People have complained that there isn't much of a connection made between audience and motorcylce club - why care about these violent, criminal individuals? The power of the show lies in its unwillingness to ask anyone to care; it simply presents us with these ambigously multi-shaded characters and their always-challenged relationships. Carried by their strong moral codes and principles, they are set loose to commit murder, defend their honor, deal guns, run porn studios, avoid imprisonment, and survive. This is exciting, suspenseful, and fun television. But it's made to be more by a few singularly fantastic performances.
Katey Sagal absolutely makes artwork out of Gemma Teller, her strong-willed, fierce mother and lover, and committed SAMCRO matriarch. She's manipulative to boot, but also utterly passionate, intelligent, and perceptive. And she has a strong sympathetic side that allows her to make the human connections that end up at times saving the club.
Her performance is strongly supported and driven by Charlie Hunnam as Jax. He plays the role perfectly, though it not be a nuanced performance. He's very believable as an extremely clever, idealistic, slightly impulsive but straight-thinking prodigy torn between conflicting paths - and conflicting father figures: the very present Clay and dead but ghostly John. Clay is in turn portrayed by a powerfully convincing Ron Perlman, the distinguishable actor who has perfected the role of hardened anit-hero.

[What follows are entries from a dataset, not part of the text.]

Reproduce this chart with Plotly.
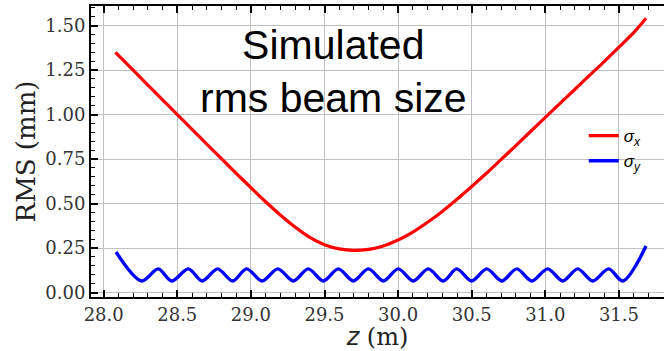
import plotly.graph_objects as go

# sigma_x (mm)
z_x = [28.08, 28.2, 28.3, 28.4, 28.5, 28.6, 28.7, 28.8, 28.9, 29.0, 29.1, 29.2, 29.3, 29.4,
       29.5, 29.6, 29.7, 29.8, 29.9, 30.0, 30.1, 30.2, 30.3, 30.4, 30.5, 30.6, 30.7, 30.8,
       30.9, 31.0, 31.1, 31.2, 31.3, 31.4, 31.5, 31.6, 31.684]
sigma_x = [1.350, 1.250, 1.166, 1.083, 1.000, 0.917, 0.834, 0.752, 0.670, 0.589, 0.510, 0.436,
           0.368, 0.310, 0.269, 0.245, 0.237, 0.243, 0.262, 0.295, 0.340, 0.395, 0.456, 0.524,
           0.596, 0.670, 0.748, 0.826, 0.905, 0.984, 1.063, 1.141, 1.220, 1.298, 1.379, 1.460, 1.541]

# sigma_y (mm): start, alternating troughs / peaks, end
z_y = [28.084, 28.258, 28.371, 28.462, 28.575, 28.670, 28.774, 28.876, 28.971, 29.077, 29.183,
       29.288, 29.390, 29.492, 29.594, 29.696, 29.798, 29.900, 30.001, 30.103, 30.205, 30.307,
       30.398, 30.500, 30.602, 30.704, 30.806, 30.908, 31.016, 31.118, 31.220, 31.322, 31.430,
       31.526, 31.684]
sigma_y = [0.228, 0.065, 0.133, 0.065, 0.133, 0.065, 0.133, 0.065, 0.133, 0.065, 0.133,
           0.065, 0.133, 0.065, 0.133, 0.065, 0.133, 0.065, 0.133, 0.065, 0.133, 0.065,
           0.133, 0.065, 0.133, 0.065, 0.133, 0.065, 0.133, 0.065, 0.133, 0.065, 0.133,
           0.065, 0.261]

x_ticks = [28.0, 28.5, 29.0, 29.5, 30.0, 30.5, 31.0, 31.5]
y_ticks = [0.00, 0.25, 0.50, 0.75, 1.00, 1.25, 1.50]

fig = go.Figure()
fig.add_trace(go.Scatter(x=z_x, y=sigma_x, mode="lines", name="<i>σ<sub>x</sub></i>",
                         line=dict(color="#ff0000", width=3.2, shape="spline", smoothing=0.8)))
fig.add_trace(go.Scatter(x=z_y, y=sigma_y, mode="lines", name="<i>σ<sub>y</sub></i>",
                         line=dict(color="#0000ff", width=3.4, shape="spline", smoothing=0.9)))

fig.add_annotation(x=29.56, y=1.531, xref="x", yref="y", text="Simulated<br>rms beam size",
                   showarrow=False, xanchor="center", yanchor="top",
                   font=dict(family="Liberation Sans", size=41, color="black"))

axis_common = dict(showline=True, linecolor="black", linewidth=2, ticks="inside",
                   tickcolor="black", tickwidth=1.5, ticklen=7, showgrid=True,
                   gridcolor="#c0c0c0", gridwidth=1, zeroline=False,
                   tickfont=dict(family="DejaVu Serif", size=18, color="#333333"))

fig.update_xaxes(**axis_common, range=[27.914, 31.806], tickvals=x_ticks,
                 ticktext=[f"{v:.1f}" for v in x_ticks], mirror="ticks",
                 minor=dict(dtick=0.1, tick0=28.0, ticks="inside", ticklen=4, tickwidth=1,
                            tickcolor="black", showgrid=False),
                 title=dict(text="<span style=\"font-family:'DejaVu Sans'\"><i>z</i></span> (m)",
                            font=dict(family="DejaVu Serif", size=24, color="#222222"), standoff=2))
fig.update_yaxes(**axis_common, range=[-0.025, 1.61], tickvals=y_ticks,
                 ticktext=[f"{v:.2f}" for v in y_ticks],
                 minor=dict(dtick=0.05, tick0=0.0, ticks="inside", ticklen=4, tickwidth=1,
                            tickcolor="black", showgrid=False),
                 title=dict(text="RMS (mm)", font=dict(family="DejaVu Serif", size=26, color="#222222"),
                            standoff=2))

fig.update_layout(width=664, height=351, margin=dict(l=91, r=0, t=6, b=53.5),
                  plot_bgcolor="white", paper_bgcolor="white",
                  legend=dict(x=0.86, y=0.615, xanchor="left", yanchor="top",
                              bgcolor="rgba(0,0,0,0)", borderwidth=0,
                              font=dict(family="Liberation Sans", size=17, color="black")),
                  showlegend=True)

fig.write_html("out.html")
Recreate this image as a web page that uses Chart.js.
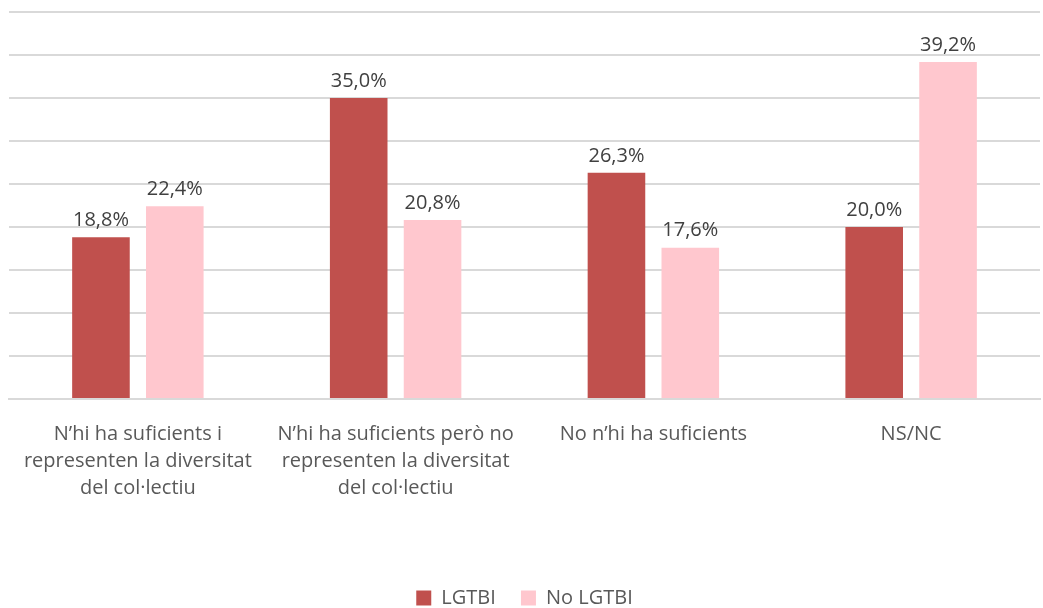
<!DOCTYPE html>
<html>
<head>
<meta charset="utf-8">
<script src="https://cdn.jsdelivr.net/npm/chart.js@4.4.1/dist/chart.umd.min.js"></script>
<style>
  html, body { margin: 0; padding: 0; background: #fff; }
  #wrap { width: 1043px; height: 608px; position: relative; }
</style>
</head>
<body>
<div id="wrap"><canvas id="chart"></canvas></div>
<script>
// categories and values
const categories = [
    ["N\u2019hi ha suficients i", "representen la diversitat", "del col\u00b7lectiu"],
    ["N\u2019hi ha suficients per\u00f2 no", "representen la diversitat", "del col\u00b7lectiu"],
    ["No n\u2019hi ha suficients"],
    ["NS/NC"]
];
const lgtbi = [18.8, 35.0, 26.3, 20.0];
const noLgtbi = [22.4, 20.8, 17.6, 39.2];
const seriesNames = ["LGTBI", "No LGTBI"];

const fontFamily = "'Open Sans', 'Liberation Sans', sans-serif";

// draws the value labels above each bar
const barLabels = {
    id: 'barLabels',
    afterDatasetsDraw(chart) {
        const ctx = chart.ctx;
        ctx.save();
        ctx.font = `20px ${fontFamily}`;
        ctx.fillStyle = '#404040';
        ctx.textAlign = 'center';
        ctx.textBaseline = 'bottom';
        chart.data.datasets.forEach((ds, i) => {
            chart.getDatasetMeta(i).data.forEach((bar, j) => {
                const txt = ds.data[j].toFixed(1).replace('.', ',') + '%';
                ctx.fillText(txt, bar.x, bar.y - 7);
            });
        });
        ctx.restore();
    }
};

const ctx = document.getElementById('chart').getContext('2d');
new Chart(ctx, {
    type: 'bar',
    data: {
        labels: categories,
        datasets: [{
            label: seriesNames[0],
            data: lgtbi,
            backgroundColor: '#C0504D',
            barPercentage: 0.78,
            categoryPercentage: 0.573
        }, {
            label: seriesNames[1],
            data: noLgtbi,
            backgroundColor: '#FFC7CE',
            barPercentage: 0.78,
            categoryPercentage: 0.573
        }]
    },
    options: {
        responsive: true,
        maintainAspectRatio: false,
        animation: false,
        layout: { padding: { top: 12, left: 9, right: 3, bottom: -10 } },
        scales: {
            y: {
                min: 0,
                max: 45,
                ticks: { stepSize: 5, display: false },
                border: { display: false },
                grid: { color: '#D9D9D9', lineWidth: 2, drawTicks: false }
            },
            x: {
                border: { color: '#D9D9D9', width: 2 },
                grid: { display: false },
                ticks: {
                    color: '#595959',
                    font: { family: fontFamily, size: 20, lineHeight: 1.35 },
                    padding: 14,
                    maxRotation: 0,
                    autoSkip: false
                },
                afterFit(scale) {
                    scale.height += 62;
                }
            }
        },
        plugins: {
            legend: {
                position: 'bottom',
                labels: {
                    color: '#595959',
                    font: { family: fontFamily, size: 20 },
                    boxWidth: 15,
                    boxHeight: 15,
                    padding: 10,
                    generateLabels(chart) {
                        const items = Chart.defaults.plugins.legend.labels.generateLabels(chart);
                        // a bit more room between the two legend entries
                        items[0].text += '\u2002 ';
                        return items;
                    }
                }
            },
            tooltip: { enabled: false }
        }
    },
    plugins: [barLabels]
});
</script>
</body>
</html>
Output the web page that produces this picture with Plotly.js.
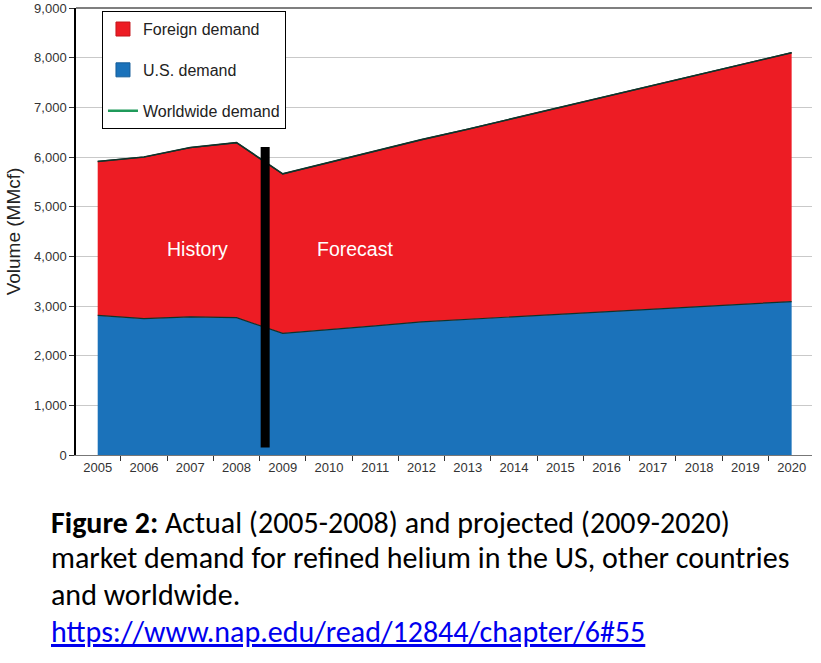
<!DOCTYPE html>
<html>
<head>
<meta charset="utf-8">
<script src="https://cdn.plot.ly/plotly-3.0.1.min.js"></script>
<style>
  html, body { margin: 0; padding: 0; background: #fff; }
  #chart { width: 821px; height: 663px; }
</style>
</head>
<body>
<div id="chart"></div>
<script>
// Helium demand, MMcf
const years = [2005, 2006, 2007, 2008, 2009, 2010, 2011, 2012, 2013, 2014, 2015, 2016, 2017, 2018, 2019, 2020];
const usDemand = [2810, 2745, 2780, 2765, 2450, 2520, 2600, 2680, 2730, 2780, 2840, 2890, 2940, 2990, 3040, 3090];
const foreignDemand = [3100, 3255, 3410, 3525, 3210, 3370, 3520, 3670, 3830, 4000, 4150, 4320, 4490, 4660, 4830, 5010];
const worldDemand = [5910, 6000, 6190, 6290, 5660, 5890, 6120, 6350, 6560, 6780, 6990, 7210, 7430, 7650, 7870, 8100];

// divider between history and forecast
const dividerYear = 2008.62;
const dividerSpan = [150, 6200];

const yTicks = [0, 1000, 2000, 3000, 4000, 5000, 6000, 7000, 8000, 9000];

const captionLines = [
  '<b>Figure 2:</b> Actual (2005-2008) and projected (2009-2020)',
  'market demand for refined helium in the US, other countries',
  'and worldwide.',
  '<a href="https://www.nap.edu/read/12844/chapter/6#55" style="color:#0000ee"><u>https://www.nap.edu/read/12844/chapter/6#55</u></a>'
];

const RED = '#ED1C24';
const BLUE = '#1B72BA';
const GREEN = '#1f9a5a';
const OUTLINE = '#10332a';

const traces = [
  {
    x: years, y: usDemand,
    name: 'U.S. demand',
    type: 'scatter', mode: 'lines',
    stackgroup: 'demand',
    fillcolor: BLUE,
    line: { color: OUTLINE, width: 1.2 },
    showlegend: false,
    hoverinfo: 'x+y+name'
  },
  {
    x: years, y: foreignDemand,
    name: 'Foreign demand',
    type: 'scatter', mode: 'lines',
    stackgroup: 'demand',
    fillcolor: RED,
    line: { color: OUTLINE, width: 1.2 },
    showlegend: false,
    hoverinfo: 'x+y+name'
  },
  {
    x: years, y: worldDemand,
    name: 'Worldwide demand',
    type: 'scatter', mode: 'lines',
    line: { color: OUTLINE, width: 1.6 },
    showlegend: false
  },
  {
    x: [dividerYear, dividerYear], y: dividerSpan,
    type: 'scatter', mode: 'lines',
    line: { color: '#000', width: 9 },
    showlegend: false, hoverinfo: 'skip'
  },
  // legend keys
  {
    x: [null], y: [null], name: 'Foreign demand',
    type: 'scatter', mode: 'markers',
    marker: { symbol: 'square', size: 14, color: RED, line: { color: '#c4161c', width: 1 } },
    legendgroup: 'foreign', legendrank: 1
  },
  {
    x: [null], y: [null], name: 'U.S. demand',
    type: 'scatter', mode: 'markers',
    marker: { symbol: 'square', size: 14, color: BLUE, line: { color: '#155d99', width: 1 } },
    legendgroup: 'us', legendrank: 2
  },
  {
    x: [null], y: [null], name: 'Worldwide demand',
    type: 'scatter', mode: 'lines',
    line: { color: GREEN, width: 2.5 },
    legendgroup: 'world', legendrank: 3
  }
];

const textFont = { family: 'Liberation Sans, Arial, sans-serif', size: 13, color: '#333' };
const captionFont = { family: 'Carlito, Liberation Sans Narrow, DejaVu Sans Condensed, sans-serif', size: 30, color: '#000' };

// caption line centres, paper units (plot area is 447px tall)
const captionY = [-0.150, -0.230, -0.313, -0.394];

const annotations = [
  { x: 2007.15, y: 4140, xref: 'x', yref: 'y', text: 'History', showarrow: false,
    font: { family: 'Liberation Sans, Arial, sans-serif', size: 19.5, color: '#fff' } },
  { x: 2010.56, y: 4140, xref: 'x', yref: 'y', text: 'Forecast', showarrow: false,
    font: { family: 'Liberation Sans, Arial, sans-serif', size: 19.5, color: '#fff' } }
].concat(captionLines.map((t, i) => ({
  x: -0.0367, y: captionY[i], xref: 'paper', yref: 'paper',
  xanchor: 'left', yanchor: 'middle', align: 'left',
  text: t, showarrow: false,
  font: Object.assign({}, captionFont, i === 3 ? { color: '#0000ee' } : {})
})));

const layout = {
  width: 821,
  height: 663,
  margin: { l: 76, r: 9, t: 8, b: 208 },
  paper_bgcolor: '#fff',
  plot_bgcolor: '#fff',
  font: textFont,
  showlegend: true,
  legend: {
    x: 0.0353, y: 0.993, xanchor: 'left', yanchor: 'top',
    bgcolor: '#fff', bordercolor: '#000', borderwidth: 1,
    traceorder: 'grouped', tracegroupgap: 17,
    itemwidth: 30,
    font: { family: 'Liberation Sans, Arial, sans-serif', size: 16, color: '#222' }
  },
  xaxis: {
    range: [2004.531, 2020.44],
    tickvals: years,
    ticks: '',
    showgrid: false,
    zeroline: false,
    showline: true, linecolor: '#777', linewidth: 1.2,
    tickfont: { size: 13, color: '#333' },
    minor: { tick0: 2004.5, dtick: 1, ticks: 'outside', ticklen: 5, tickcolor: '#333', showgrid: false }
  },
  yaxis: {
    range: [0, 9000],
    tickvals: yTicks,
    tickformat: ',d',
    ticks: 'outside', ticklen: 5, tickcolor: '#333',
    ticklabeloverflow: 'allow',
    showgrid: true, gridcolor: '#c9c9c9', gridwidth: 1,
    zeroline: false,
    showline: true, linecolor: '#000', linewidth: 1.5,
    tickfont: { size: 13, color: '#333' },
    title: { text: 'Volume (MMcf)', standoff: 8, font: { size: 19, color: '#222' } },
    automargin: false
  },
  shapes: [
    { type: 'line', xref: 'paper', yref: 'paper', x0: 0, x1: 1, y0: 1, y1: 1,
      line: { color: '#555', width: 1.5 } }
  ],
  annotations: annotations
};

Plotly.newPlot('chart', traces, layout, { displayModeBar: false });
</script>
</body>
</html>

He and Sagal are magnetic on the screen. And Hunnam squeezes right in.
As Jax's in-progress girlfriend Tara, Maggie Siff (whose previous most memorable role was as Don Draper's early romantic affair Rachel Katz on Mad Men) has created a nice niche for herself amongst this group of outstanding actors. Over the seasons, she has made her character one of the most relatable and sympathetic figures on the show. Her transformation from hesitant weakling to bold MC "old lady" (Gemma's prodigy) has been quite a pleasure to watch.
The secondary cast members have often been equally as interesting and challenging figures. For example, the FBI agent who complicates life for SAMCRO quite a bit and the local Sheriff who aids them on that side of the law further contribute to the show's dynamism. Less central members of the club - such as Piney and Tig - also do their part to add enrichening layers.
Kurt Sutter, show creator and previous head writer for other masterpiece The Shield, has invented a startling, enticing portrait of a very unique and engaging alternative to the American family. Sons of Anarchy is a must-watch for anyone craving intelligent, ambitious, original and just plain fun dramatic programming. Do not be deterred by its focus on a slice of life very unfamiliar - and thus possibly a turn-off - for most of us. The further it digs, the more familiar it gets - and the more we can't help but to get emotionally involved, without having to ask "why?"